Magazines, blogs posts and internet postings describe Copenhagen as a city with vibrant, rich and fast-paced culture.  Home to close to 1.3 million people, Denmark’s capital and largest city, now my home, boasts with its busy metropolis, fascinating architecture, world-class educational institutions, Michelin-starred restaurants, and trend-setting fashion.

Originally a Viking fishing village, Copenhagen, whose name was derived from low German, Kopenhagen  or “merchant’s harbor”, became Denmark’s capital in the early 15th century.  It played important commercial, strategic and defensive roles following centuries, leaving the region with magnificent landmarks hallmarking its beautiful history.

Now let’s leave history and zoom into the now.  In Copenhagen, coming as a tourist you’ll find lots of things to do, both land and water-based. Located in the eastern coast of Zealand and a little bit of Amager, the hyggelig (nice, cozy) city offers a wide variety of fun-filled adventure for tourists and locals.  Every day you will find batches of tourist from all over the world exploring the city.

Personally speaking, the best way to go around the city if you’re a foreigner (and knows no one around here) is by guided tour, usually in small groups with other tourists.  Tours like this offers you a quick view of the city specifically best if you’re staying for only a number of days.  You can experience channel (canal) tours, ride on hop on- hop off buses, take a walk or bike around. Transportation is also not a hassle as the city is commuter-friendly with its 24/7 bus and train service.

Copenhagen offers you numerous things to experience depending on your field of interest.  Going to places that has most people, world-famous attractions like The Little Mermaid by H.C. Andersen, Dyrehavsbakken, the world’s oldest amusement park, or  Tivoli, the second oldest, probably top the list.   The last two places offers thrilling adventure that one wouldn’t want to miss.

If you like shopping there is Strøget which is the city’s longest shopping street queuing signature shops, excellent restaurants, bookstores, and a bunch of cool entertainment from magicians and street musicians.  There are also outlets like Illum and Magasin that houses fine-quality products ranging from designer clothes, bags, jewelry and perfume.  Going out, don’t forget to drop by Royal Copenhagen shop for a world class, hand-made porcelain tableware for souvenir.   The price isn’t cheap, though, but the quality is in no question.

Want a quick taste of fine-dining or just a taste-test of Danish delicacy?
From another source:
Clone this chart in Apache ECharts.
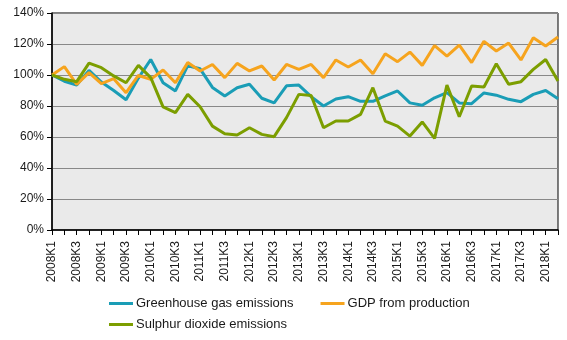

Head to Papiroein (Paper Island) by Christianshavn or Torvehallen just outside Nørreport station and grab a bite of Danish and Asian street foods combined.  If you’re too picky to eat at a covered market, there are a lot of restaurants that you can choose from ranging from European, American to Asian-fusion.

The city is surrounded with a number of castles and beautiful structures. In Amalienborg lives the Danish Royal Family, the oldest monarch in the world with Queen Margrethe as it’s head. Other magnificent architectures to note also include the Rundetår (Round Tower), Rosenborg Castle, Christiansborg Palace, Frederik’s Church, Borsen (Stock Exchange), Rådhuspladsen which are located around the city.  No need to worry about getting lost as the city is so easy to navigate through, be it through walking, biking or taking a public transport.

In Copenhagen there are endless things to experience and enjoy.  Just remember to plan your must-see/try list well and you’ll get an awesome Danish experience like no other.